UK consumer inflation slowed from 6.8% to 6.7% y/y, contrary to the expected acceleration to 7.0%. Core inflation, excluding food and energy, saw an even more significant slowdown of 6.2% from 6.9% y/y, well below the average forecast of 6.8%.
The weaker-than-expected data sparked a brief sell-off in GBPUSD, with the exchange rate dropping nearly 0.5% within minutes to 1.2330, a level last seen in May.
The UK's annual price growth rate is still higher than other developed economies, outpacing several major emerging ones. The latest data has fuelled speculation that the Bank of England will pause on rate hikes or even end the hiking cycle that began almost two years ago.

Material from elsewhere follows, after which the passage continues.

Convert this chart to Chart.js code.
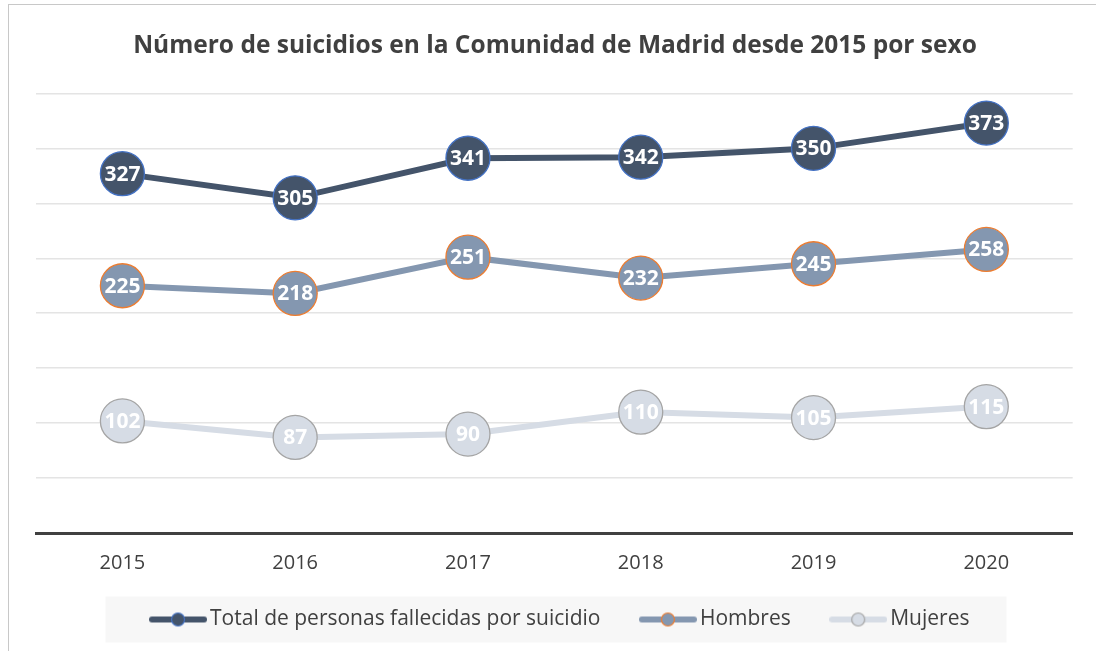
<!DOCTYPE html>
<html lang="es">
<head>
<meta charset="UTF-8" />
<title>Suicidios Comunidad de Madrid</title>
<style>
  * { margin: 0; padding: 0; }
  body { background: #fff; overflow: hidden; }
  .frame {
    position: absolute; left: 8px; top: 4px; width: 1100px; height: 660px;
    border-left: 1.5px solid #c8c8c8; border-top: 1.5px solid #c8c8c8;
  }
  .chartBox { position: absolute; left: 0; top: 0; width: 1096px; height: 651px; }
</style>
</head>
<body>
<div class="frame"></div>
<div class="chartBox"><canvas id="myChart"></canvas></div>

<script src="https://cdn.jsdelivr.net/npm/chart.js"></script>
<script>
// data block
const years = ["2015", "2016", "2017", "2018", "2019", "2020"];
const totalValues = [327, 305, 341, 342, 350, 373];
const hombresValues = [225, 218, 251, 232, 245, 258];
const mujeresValues = [102, 87, 90, 110, 105, 115];

const textColor = "#404040";
Chart.defaults.font.family = "'Open Sans', sans-serif";
Chart.defaults.color = textColor;

// legend marker: line with a dot in the middle
function legendMarker(lineColor, border) {
  const c = document.createElement("canvas");
  c.width = 58; c.height = 16;
  const g = c.getContext("2d");
  g.strokeStyle = lineColor; g.lineWidth = 6; g.lineCap = "round";
  g.beginPath(); g.moveTo(3, 8); g.lineTo(55, 8); g.stroke();
  g.beginPath(); g.arc(29, 8, 6.5, 0, Math.PI * 2);
  g.fillStyle = lineColor; g.fill();
  g.lineWidth = 1.2; g.strokeStyle = border; g.stroke();
  return c;
}

function series(label, values, lineColor, border) {
  return {
    label,
    data: values,
    borderColor: lineColor,
    backgroundColor: lineColor,
    borderWidth: 6,
    pointRadius: 22,
    pointHoverRadius: 22,
    pointBackgroundColor: lineColor,
    pointBorderColor: border,
    pointBorderWidth: 1.3,
    pointStyle: "circle",
    tension: 0,
    marker: legendMarker(lineColor, border)
  };
}

const data = {
  labels: years,
  datasets: [
    series("Total de personas fallecidas por suicidio", totalValues, "#44546a", "#4472c4"),
    series("Hombres", hombresValues, "#8497b0", "#ed7d31"),
    series("Mujeres", mujeresValues, "#d6dce5", "#a5a5a5")
  ]
};

// value labels inside the points
const pointLabels = {
  id: "pointLabels",
  afterDatasetsDraw(chart) {
    const { ctx } = chart;
    ctx.save();
    ctx.font = "bold 21px 'Open Sans', sans-serif";
    ctx.fillStyle = "#ffffff";
    ctx.textAlign = "center";
    ctx.textBaseline = "middle";
    chart.data.datasets.forEach((ds, i) => {
      chart.getDatasetMeta(i).data.forEach((pt, j) => {
        ctx.fillText(ds.data[j], pt.x, pt.y + 1);
      });
    });
    ctx.restore();
  }
};

// legend is squeezed in the layout (maxHeight) and moved back up here,
// plus a light grey box behind it
const legendBg = {
  id: "legendBg",
  afterUpdate(chart) {
    const lg = chart.legend;
    const dx = 8, dy = -30;
    lg.left += dx; lg.right += dx;
    lg.top += dy;
    (lg.legendHitBoxes || []).forEach(b => { b.left += dx; b.top += dy; });
  },
  beforeDraw(chart) {
    const boxes = chart.legend.legendHitBoxes;
    if (!boxes || !boxes.length) return;
    const left = Math.min(...boxes.map(b => b.left)) - 51;
    const right = Math.max(...boxes.map(b => b.left + b.width)) + 37;
    const mid = boxes[0].top + boxes[0].height / 2;
    const { ctx } = chart;
    ctx.save();
    ctx.fillStyle = "#f7f7f7";
    ctx.fillRect(left, mid - 23, right - left, 46);
    ctx.restore();
  }
};

const config = {
  type: "line",
  data,
  options: {
    responsive: true,
    maintainAspectRatio: false,
    animation: false,
    layout: { padding: { left: 36, right: 22, top: 22, bottom: 12 } },
    plugins: {
      title: {
        display: true,
        text: "Número de suicidios en la Comunidad de Madrid desde 2015 por sexo",
        color: textColor,
        font: { size: 24.5, weight: "bold" },
        padding: { top: 9, bottom: 33 }
      },
      legend: {
        position: "bottom",
        maxHeight: 46,
        labels: {
          usePointStyle: true,
          pointStyleWidth: 43,
          padding: 46,
          color: textColor,
          font: { size: 21 },
          generateLabels(chart) {
            const items = Chart.defaults.plugins.legend.labels.generateLabels(chart);
            items.forEach(it => { it.pointStyle = chart.data.datasets[it.datasetIndex].marker; });
            return items;
          }
        }
      },
      tooltip: { enabled: false }
    },
    scales: {
      x: {
        offset: true,
        grid: { display: false, drawTicks: false },
        border: { display: true, color: "#404040", width: 3 },
        ticks: { color: textColor, font: { size: 20 }, padding: 18 }
      },
      y: {
        min: 0,
        max: 400,
        ticks: { display: false, stepSize: 50 },
        grid: { color: "#e4e4e4", lineWidth: 1.5, drawTicks: false },
        border: { display: false }
      }
    }
  },
  plugins: [pointLabels, legendBg]
};

const myChart = new Chart(document.getElementById("myChart"), config);
</script>
</body>
</html>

But the dovish rhetoric looks premature in our view. These 9.1% y/y retail price increases are unacceptable for a developed country, and core inflation has been "too high for too long", entrenching inflation expectations. A strong labour market increases the risk of secondary inflationary effects, exacerbated by the recent rise in commodity and energy prices.
Producer input prices rose by 0.4% in August. Producer output prices have risen by 0.2% over the past two months, signalling the end of the deflationary impact on final inflation.
For over two months now, the Pound has been gently retreating against the Dollar because of contrasting economic data from these countries, with the UK being the weaker side. However, it would be a mistake to assume that the Bank of England will quickly turn its monetary policy towards easing, as this could increase pressure on Sterling and reinforce pro-inflationary factors.